I'm even down with the excellent retro graphic explaining how to push the "on" button.
So, I find it funny, ironic even, that Andrea, our lovely hostess for this challenge, with her own Maytag issues - should provide me with an opportunity to speak out further about waste and making responsible choices. I'm shocked that my best find is a boring old dryer.
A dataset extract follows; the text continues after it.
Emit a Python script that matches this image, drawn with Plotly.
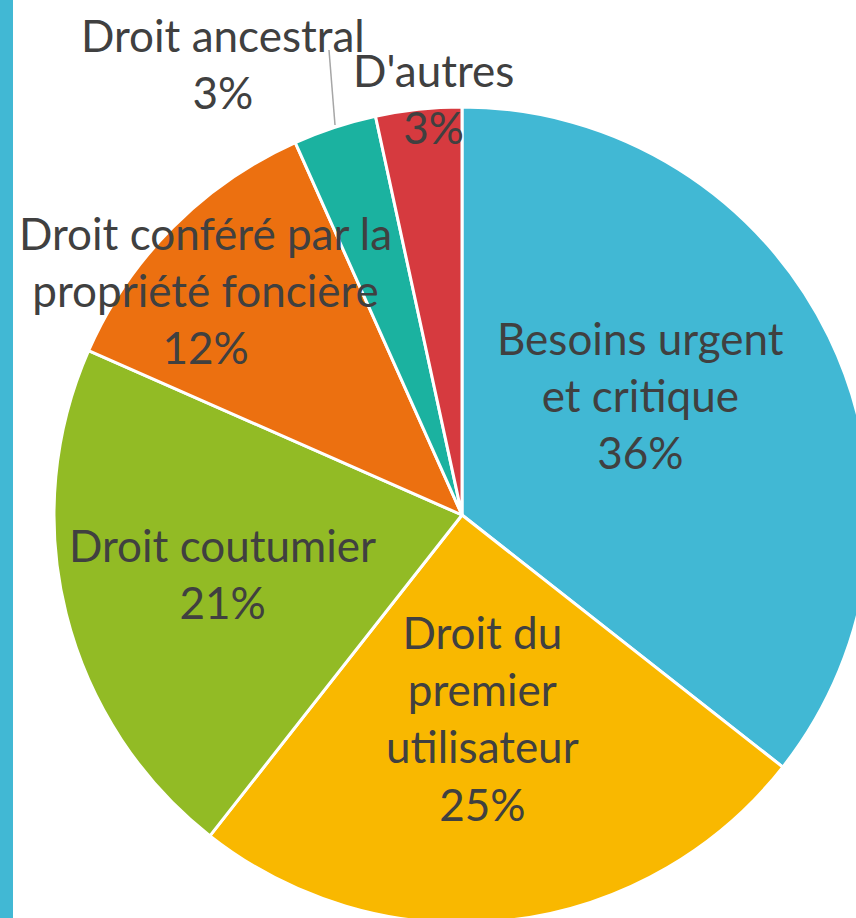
import plotly.graph_objects as go

categories = ["Besoins urgent et critique", "Droit du premier utilisateur", "Droit coutumier",
              "Droit conféré par la propriété foncière", "Droit ancestral", "D'autres"]
label_lines = ["Besoins urgent<br>et critique", "Droit du<br>premier<br>utilisateur", "Droit coutumier",
               "Droit conféré par la<br>propriété foncière", "Droit ancestral", "D'autres"]
values = [35.6, 25.0, 21.0, 11.7, 3.3, 3.4]
colors = ["#41b8d4", "#f9b800", "#92bb25", "#ec7010", "#1bb2a0", "#d63a3f"]

# label centres in pixels (x, y) of the page
label_pos = [(640, 395), (482, 718), (222, 573), (205, 290), (223, 64), (433, 98)]

W, H = 880, 930
ML, MT, PLOT = 54, 107, 816

def px2paper(x, y):
    return (x - ML) / PLOT, 1 - (y - MT) / PLOT

fig = go.Figure(go.Pie(
    labels=categories, values=values, sort=False, direction="clockwise", rotation=0,
    marker=dict(colors=colors, line=dict(color="white", width=3)),
    textinfo="none", hoverinfo="label+percent", showlegend=False,
))

total = sum(values)
for lab, v, (x, y) in zip(label_lines, values, label_pos):
    px, py = px2paper(x, y)
    fig.add_annotation(x=px, y=py, xref="paper", yref="paper", showarrow=False,
                       text=f"{lab}<br>{round(v / total * 100)}%",
                       font=dict(family="Lato", size=44, color="#404040"),
                       xanchor="center", yanchor="middle", align="center")

# leader line for Droit ancestral
x0, y0 = px2paper(329, 50)
x1, y1 = px2paper(335, 125)
fig.add_shape(type="line", xref="paper", yref="paper", x0=x0, y0=y0, x1=x1, y1=y1,
              line=dict(color="#a6a6a6", width=1.5))
# blue side bar
bx0, by0 = px2paper(0, 0)
bx1, by1 = px2paper(13, H)
fig.add_shape(type="rect", xref="paper", yref="paper", x0=bx0, y0=by0, x1=bx1, y1=by1,
              fillcolor="#41b8d4", line=dict(width=0), layer="below")

fig.update_layout(width=W, height=H, margin=dict(l=ML, t=MT, r=W - ML - PLOT, b=H - MT - PLOT),
                  paper_bgcolor="white", plot_bgcolor="white")

fig.write_html("out.html", config={"displayModeBar": False},
               post_script="document.body.style.margin='0';document.body.style.overflow='hidden';document.documentElement.style.overflow='hidden';")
But, as a few repairmen explained it to me:
It's more responsible to choose things that will last longer. That even though new washers and dryers are "energy efficient" - the cost and waste of being more disposable with a shorter planned obsolescence due to being not cost-effectively repairable is balanced in favour of the old ones. Either way, the consumer is going to put out more money. Further, this dryer ("Uggo", as I've dubbed it) can dry a huge load in 20-35 minutes. That is a shorter time by half than what the newer dryer used. So, energy savings? I think I'm still saving. This dryer, if serviced every five years at a cost of about $70, and kept free of lint build-up, can last me as long as fifteen more years. When my washer dies (in about a year, if all goes as three repairmen predicted), I'll do the same. I'll replace it with an older, repairable model.
What? What about saving water and energy? Perhaps that's not such a good thing, from my new perspective. As this Treehugger article notes, linking to the two I'd originally read a while ago - saving energy means a drop in revenue for the city. The city needs revenue, so hydro rates go up to cover the loss. That, we've already noticed. But as the repairman noted, the percentage of water and electricity saved is negligible compared to what would be saved if, like in the old days, people didn't wash every piece of clothing (outerwear) after only one wearing. I'm also a little more concerned about waste and landfill than I am about paying for a product or service (energy) that I use, and that is probably actually underpriced based on what it costs the world to produce it.
So, Andrea, what I found isn't like what you found. A dryer. Whaddya know. But there it is. My best find is learning that there's no stuff like old stuff.